Bien des preuves peuvent être invoquées pour établir que c’est la volonté qui est le facteur essentiel de la conscience, tandis que la représentation est un phénomène dérivé et secondaire. Celles que M. Wundt paraît considérer comme les plus fortes sont les suivantes :

1o Dès les premiers jours de la vie, par un instinct aussi sûr qu’irréfléchi, la conscience naïve projette hors d’elle-même ses représentations et en fait quelque chose d’étranger à notre personnalité. Il y a sans doute dans cette projection hors du moi une part d’illusion, car une représentation ne saurait être séparée du moi conscient qui la perçoit.
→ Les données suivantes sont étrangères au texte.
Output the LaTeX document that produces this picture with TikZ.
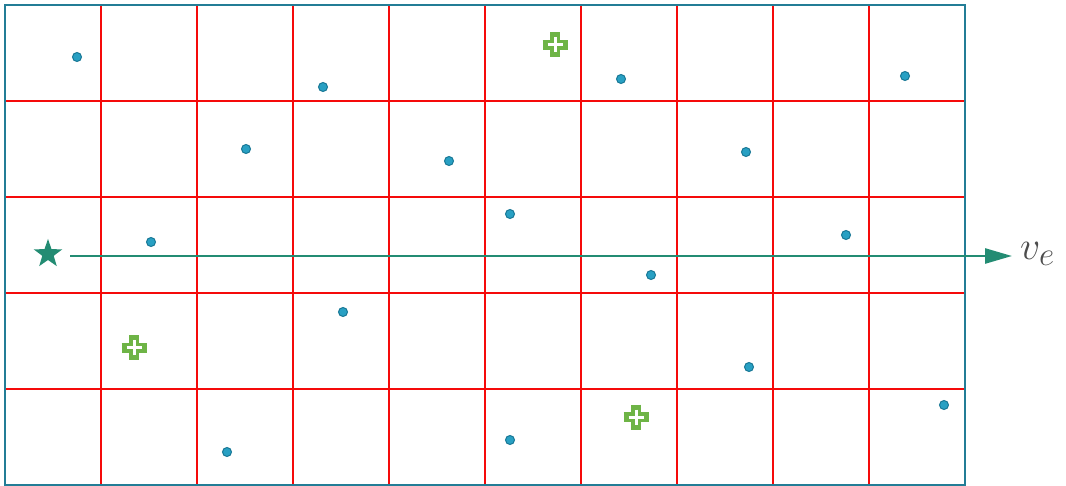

Toutefois cette tendance irrésistible à extérioriser l’objet représenté ne peut nous tromper absolument. Ne pourrait-elle pas être considérée comme une preuve que la représentation exprime non l’essence du sujet pensant, mais ses relations avec des réalités extérieures ? Ce qui doit nous confirmer dans cette opinion, c’est l’accord qui peut s’établir entre des consciences diverses sur la nature des caractères de l’objet représenté. Si les représentations d’un sujet peuvent coïncider avec celles d’un autre sujet, la seule explication de ce fait, si l’on ne veut pas accepter le miracle de l’harmonie préétablie, c’est que ces représentations expriment les rapports de ces deux sujets avec les mêmes réalités extérieures. Au contraire, non seulement nous n’avons aucune tendance à projeter au dehors nos émotions et nos volitions, mais encore cette projection nous semble dès l’abord impossible et absurde. Le sentir et le vouloir sont choses individuelles, et si nous prétendons que les autres voient et touchent l’objet que nous voyons et touchons, nous comprendrions moins bien qu’ils sentissent ce que nous sentons, qu’ils pussent vouloir ce que nous voulons. L’essence de notre être, c’est donc, la philosophie l’affirme d’accord avec le bon sens, le vouloir et le sentiment qui résulte du vouloir.

2o Les représentations, les idées sont impersonnelles ; si le sujet était un simple centre de représentation, un miroir passif de l’univers, il se confondrait, nous l’avons vu, avec cet univers. Le moi ne peut prendre conscience de lui-même qu’à la condition de réagir sur ces représentations qui lui sont données et d’y répondre par des sentiments. C’est donc l’activité par laquelle je réagis, l’activité source de mes émotions, qui constitue l’essence de l’être personnel.